Gap in UK legal system allows sex offenders to prey on children abroad

Sex offenders from England and Wales are travelling abroad to abuse children as a result of gaps in the UK's legal system, research by the Independent Inquiry into Child Sexual Abuse has found.
Offenders from England and Wales are travelling to commit extensive abuse of children across the world, including in eastern Asia and Africa, the research has found.
Chair of the Inquiry, Professor Alexis Jay OBE, said: “The sexual abuse of children overseas by UK nationals is an urgent problem which must be addressed.
“Current gaps in our legal system are allowing known offenders to travel abroad to target vulnerable children in less developed countries, and this is simply not acceptable," she added.
The research found that civil orders are not being used effectively to stop offenders visiting other countries where poverty and corruption have left children vulnerable. Civil orders placed on sex offenders rarely include travel restrictions, meaning many known offenders can still go abroad to abuse children.
The issue was highlighted with the high profile case of Paul Gadd, known as Gary Glitter, who went to Asia to abuse young girls after being convicted of possessing indecent images of children in the UK.
Abusers often preyed on vulnerable children and families, masquerading as philanthropists and providing money to establish trust. There is also a risk of sexual abuse to children during disasters, for example, it was reported that Oxfam staff sexually exploited children in Haiti following an earthquake in 2010.

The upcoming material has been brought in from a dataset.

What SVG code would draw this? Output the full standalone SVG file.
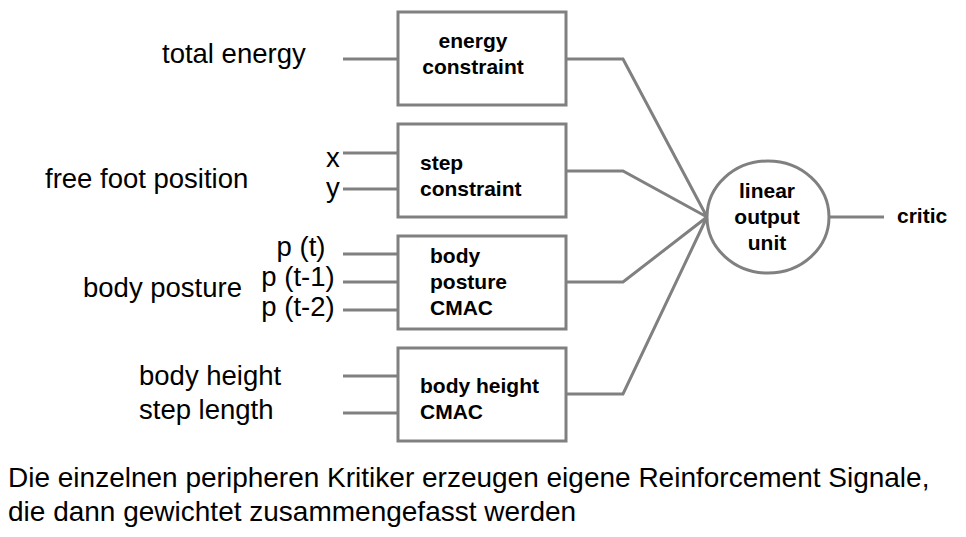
<svg xmlns="http://www.w3.org/2000/svg" width="966" height="537" viewBox="0 0 966 537">
<style>
.box{fill:#fff;stroke:#808080;stroke-width:3}
.ln{fill:none;stroke:#808080;stroke-width:3}
.lbl{font-family:"Liberation Sans",Arial,sans-serif;font-size:27.5px;fill:#000}
.cap{font-family:"Liberation Sans",Arial,sans-serif;font-size:28px;fill:#000}
.b{font-family:"Liberation Sans",Arial,sans-serif;font-size:21px;font-weight:bold;fill:#000}
</style>
<rect width="966" height="537" fill="#fff"/>
<g id="connectors">
<path class="ln" d="M343 59H398M343 153H398M343 189H398M343 254H398M343 282H398M343 310H398M343 376H398M343 413H398"/>
<path class="ln" d="M566 59H623L707 217M566 171H623L707 217M566 282H623L707 217M566 394H623L707 217M829 217H884"/>
</g>
<g id="energy">
<rect class="box" x="398" y="12" width="168" height="93"/>
<text class="b" x="473" y="48" text-anchor="middle">energy</text>
<text class="b" x="473" y="74" text-anchor="middle">constraint</text>
</g>
<g id="step">
<rect class="box" x="398" y="124" width="168" height="93"/>
<text class="b" x="420" y="170">step</text>
<text class="b" x="420" y="196">constraint</text>
</g>
<g id="posture">
<rect class="box" x="398" y="236" width="168" height="93"/>
<text class="b" x="430" y="263">body</text>
<text class="b" x="430" y="289">posture</text>
<text class="b" x="430" y="315">CMAC</text>
</g>
<g id="height">
<rect class="box" x="398" y="348" width="168" height="93"/>
<text class="b" x="420" y="393">body height</text>
<text class="b" x="420" y="419">CMAC</text>
</g>
<g id="linear">
<ellipse class="box" cx="768" cy="217" rx="61" ry="56"/>
<text class="b" x="767" y="198" text-anchor="middle">linear</text>
<text class="b" x="767" y="224" text-anchor="middle">output</text>
<text class="b" x="767" y="250" text-anchor="middle">unit</text>
</g>
<g id="critic">
<text class="b" x="897" y="223">critic</text>
</g>
<g id="labels">
<text class="lbl" x="162" y="63">total energy</text>
<text class="lbl" x="45" y="188">free foot position</text>
<text class="lbl" x="326" y="167">x</text>
<text class="lbl" x="326" y="197">y</text>
<text class="lbl" x="83" y="297">body posture</text>
<text class="lbl" x="301" y="256" text-anchor="middle">p (t)</text>
<text class="lbl" x="298" y="286" text-anchor="middle">p (t-1)</text>
<text class="lbl" x="298" y="316" text-anchor="middle">p (t-2)</text>
<text class="lbl" x="139" y="385">body height</text>
<text class="lbl" x="139" y="419">step length</text>
</g>
<g id="caption">
<text class="cap" x="8" y="487">Die einzelnen peripheren Kritiker erzeugen eigene Reinforcement Signale,</text>
<text class="cap" x="8" y="521">die dann gewichtet zusammengefasst werden</text>
</g>
</svg>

Only around 0.2 percent of the 58,637 registered sex offenders in England and Wales had their foreign travel restricted as of 31 March 2018. Very small numbers of civil orders restricting travel are made: only 11 Sexual Harm Prevention Orders to this effect were made in 2017/2018 and as at March 2019 there were only six Sexual Risk Orders in place with a restriction in place about travel.
The disclosure and barring system, including the International Child Protection Certificate which overseas institutions can request when recruiting British nationals, is confusing, inconsistent and in need of reform, the research adds.
The IICSA also calls for greater awareness among police forces of Section 72 of the Sexual Offences Act 2003, which allows residents of England and Wales accused of sexually abusing children abroad to be prosecuted here.
Some abusers operate in networks which share tips and strategies to avoid detection. Richard Huckle, who was known in the press as ‘Britain’s worst paedophile’ after being convicted of 71 counts of serious sexual assaults while working in Malaysia, developed a network like this.
The National Crime Agency estimates some 80,000 people in the UK may present a sexual threat to children online, increasingly through live-streaming. The live-streaming of abuse, as well as exploitation tourism involving local and foreign offenders, are linked to illicit markets in child trafficking found in poorer parts of the world.
The report recommends:
- A national plan of action. The Home Office should coordinate the development of a national plan of action addressing child sexual abuse and exploitation overseas by UK nationals and residents of England and Wales.
- Civil orders – list of countries. The Home Office should bring forward legislation providing for the establishment and maintenance by the National Crime Agency of a list of countries where children are considered to be at high risk of sexual abuse and exploitation from overseas offenders. This list should be kept under regular review.
- Disclosure and barring – extending the geographical reach of the Disclosure and Barring Service scheme. The Home Office should introduce legislation permitting the Disclosure and Barring Service to provide enhanced certificates to UK nationals and residents of England and Wales applying for (i) work or volunteering with UK-based organisations, where the recruitment decision is taken outside the UK or (ii) work or volunteering with organisations based outside the UK, in each case where the work or volunteering would be a regulated activity if in the UK.
- Disclosure and barring – extending the mandatory nature of disclosure and barring. The Home Office should introduce legislation making it mandatory for: (a) all UK nationals and residents of England and Wales to provide a prospective employer overseas with an enhanced DBS certificate before undertaking work with children overseas which if in the UK would be a regulated activity and (b) UK government departments and agencies to require their overseas partners to ensure that UK nationals and residents of England and Wales obtain an enhanced DBS certificate before undertaking work with children overseas which if in the UK would be a regulated activity.
- Disclosure and barring – guidance. The Home Office should ensure explanatory guidance is issued, providing clarity to recruiting organisations and individuals concerning the use of the Disclosure and Barring Service scheme for work and volunteering outside the UK.
Alexis Jay concluded: "The Panel and I hope this report and its recommendations will lead the authorities to tighten their grip on abusers who seek to exploit some of the most vulnerable children in the world.”